Thursday, April 7, 2011

That's not Opportunity knocking: It's a Jehovah's Witness."




"If you can build a better mousetrap, the world will beat a path to your door." Ralph Waldo Emerson.

That isn't exactly how Emerson phrased it, but it's close enough. And it's bullshit! Or at least it is today. Maybe during Emerson's age it wasn't. But if you built the world's most brilliant mousetrap: a masterpiece or economy that quickly dispatched mice without any pain and made them disappear, you would have to engage a high-priced patent attorney, have a costly prototype, write a marketing plan, research all previous mousetraps, and deal with a hundred other modern day details to prove you had a viable commodity. So, do not sit by the door, your mousetrap in your lap, waiting for someone to beat a path to you.

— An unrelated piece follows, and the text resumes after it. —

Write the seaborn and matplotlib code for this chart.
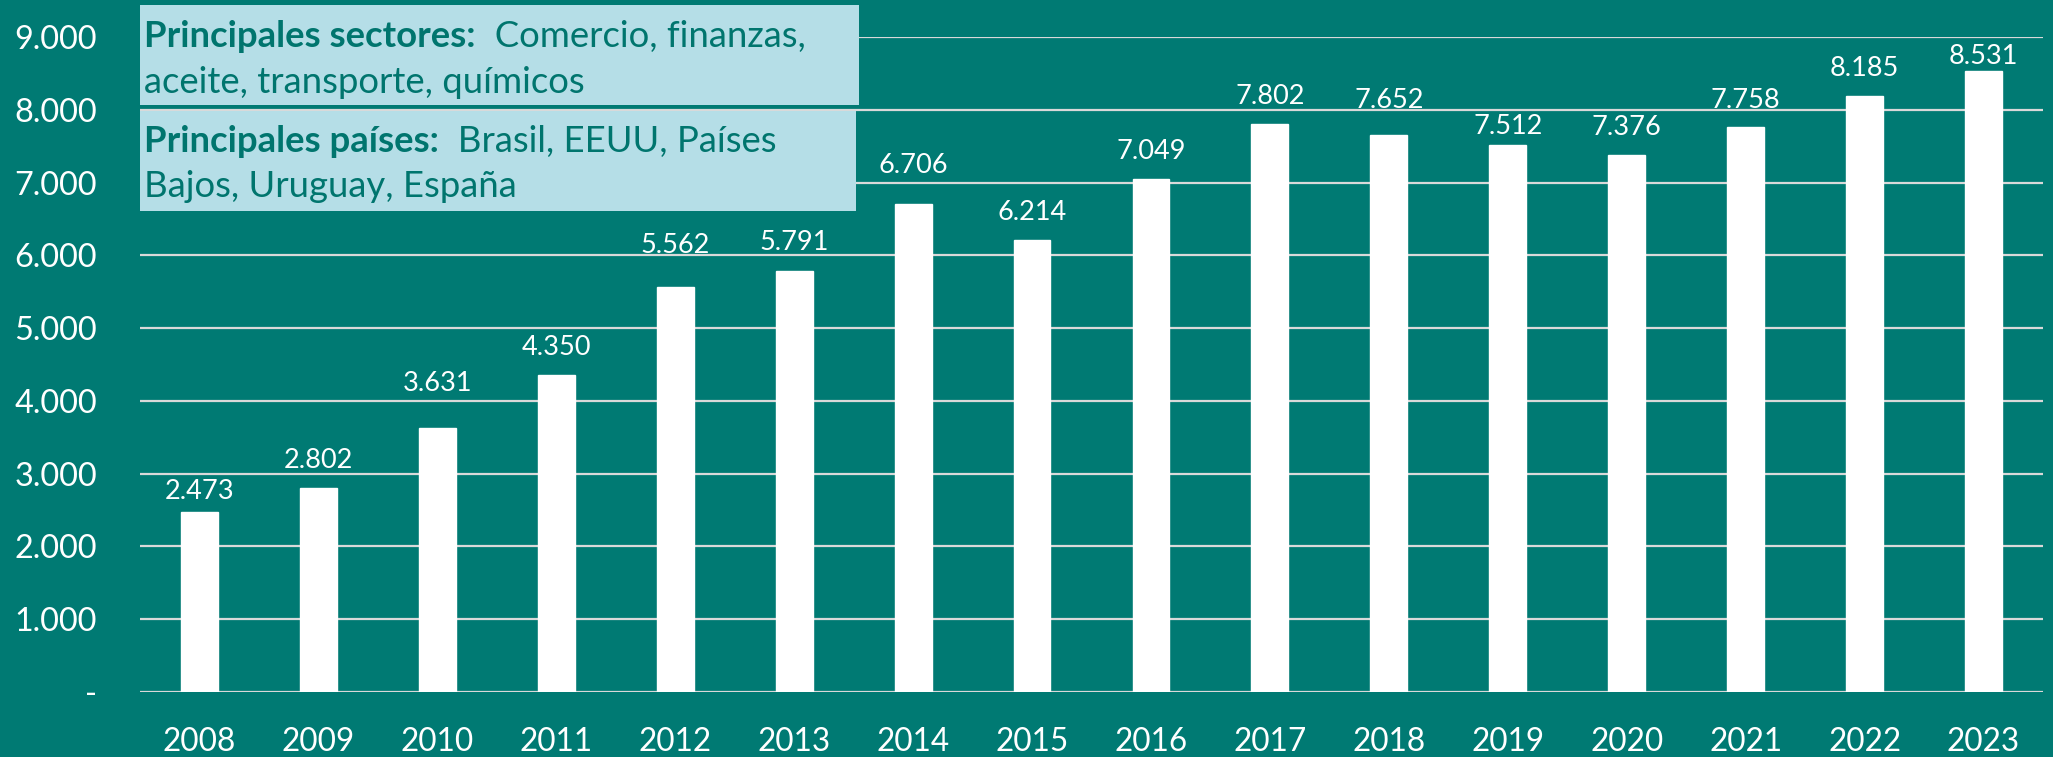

They won't come. I have friends who have written excellent novels that may never be printed because publishers take forever to read manuscripts and often don't respond to anything not submitted by an agent or pal. My partner Peter writes great plays that will not be produced because they fall into the hands of mediocre artistic directors who only want to stage what Broadway staged last year. My friend Sharon creates wonderfully imaginative children's books that may never be read by children because their celebrity-conditioned parents are buying the lesser efforts of movie and rock stars who may not have even written, The Sequined Squirrel or the Absentminded Albatross. I am sure there are hundreds of Susan Boyles out there who will never get a break, never be discovered, and will spend their lives singing brilliantly in showers, amateur shows and choir lofts. Getting noticed today is incredibly difficult and increasingly costly. If you don't have a friend, connection, or famous relative, you've got your work cut out for you. I could go on and on about this subject, but I think I just heard the London Symphony's recording of "Three Blind Mice" play from my latest "No bait required, painless mouse trap and incinerator with disposable ashtray feature."

Case in point: Desperate Housewives star Eva Longoria just published a cookbook: Eva's Kitchen: Cooking with Love for Family and Friends. While I am sure that it's probably a charming cookbook, do you think that if she weren't a star it would ever have been published? Of couse not. And you can be sure there many more much better cookbooks that will never be publlished.